Все наше внимание в этот момент было сосредоточено на одном: ворвутся ли с ходу наши цепи в траншеи противника или залягут перед ними? "Ворвались, ворвались!" - только и слышно было вокруг, когда мы виден ли удачу. И все люди на нашем НП тревожно, без слов, переглядывались, когда наши, хотя ненадолго, залегали.

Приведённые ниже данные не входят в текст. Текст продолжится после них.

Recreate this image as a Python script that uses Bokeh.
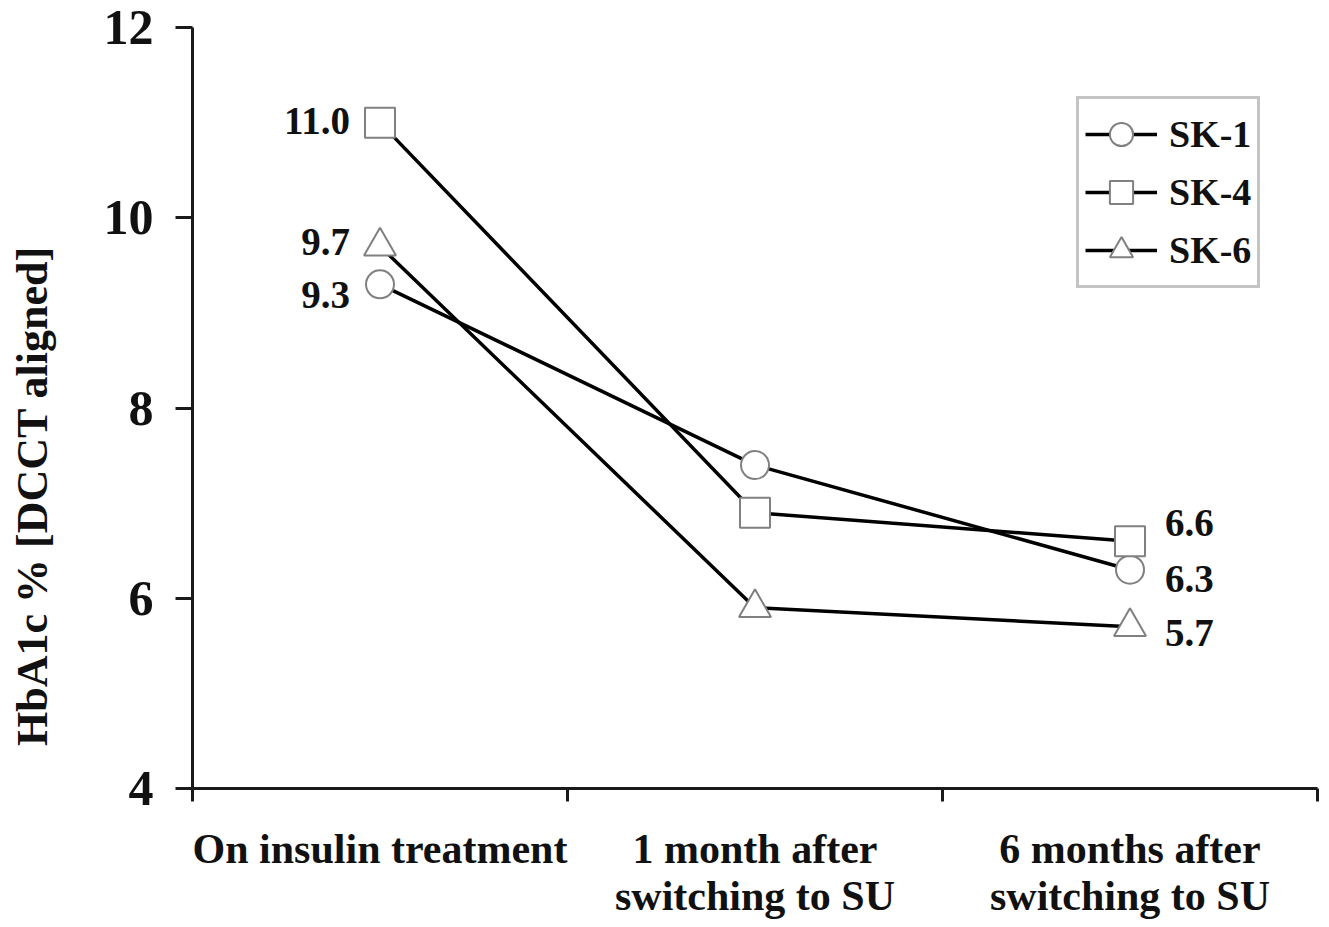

Саперы не были виновны в этих опасных заминках - они, не щадя своей жизни, добросовестно проделали проходы для пехоты и танков, но не могли обезвредить мины перед самой траншеей противника или на ее бруствере.

К исходу первого дня 35-й стрелковый корпус своим правым флангом, а 41-й левым, преодолевая сильное огневое сопротивление и минные поля, продвинулись с форсированием реки на три-четыре километра, а наступающие с плацдарма части лишь на один-полтора километра, потому что пространство перед плацдармом оказалось сплошь заминированным, и не только перед первой, но также и перед второй траншеей противника.

80-й стрелковый корпус по плану наступал на второстепенном направлении, через заболоченную долину. Но именно потому, что противник совершенно не ожидал его там, этот корпус, начав наступление всего лишь после двадцатиминутной артиллерийской подготовки, быстро продвинулся на двенадцать километров. Части 283-й стрелковой дивизии генерала В. А. Коновалова овладели сильным узлом сопротивления - селом Хомичи на левом берегу Друти.

К исходу первого дня уже была видна безошибочность нашего предположения: 1) наибольший успех одержан правее и левее плацдарма теми частями, которые наступали, форсируя реку, а не частями, наступавшими с плацдарма; 2) ставка на 80-й стрелковый корпус целиком себя оправдала; 3) вводить 9-й танковый и 46-й стрелковый корпуса решено было не на левом, а на правом фланге, то есть там, где мы и предполагали.

Продвижение в первый день могло быть значительно большим, если бы мы имели хоть немного больше танков непосредственной поддержки пехоты.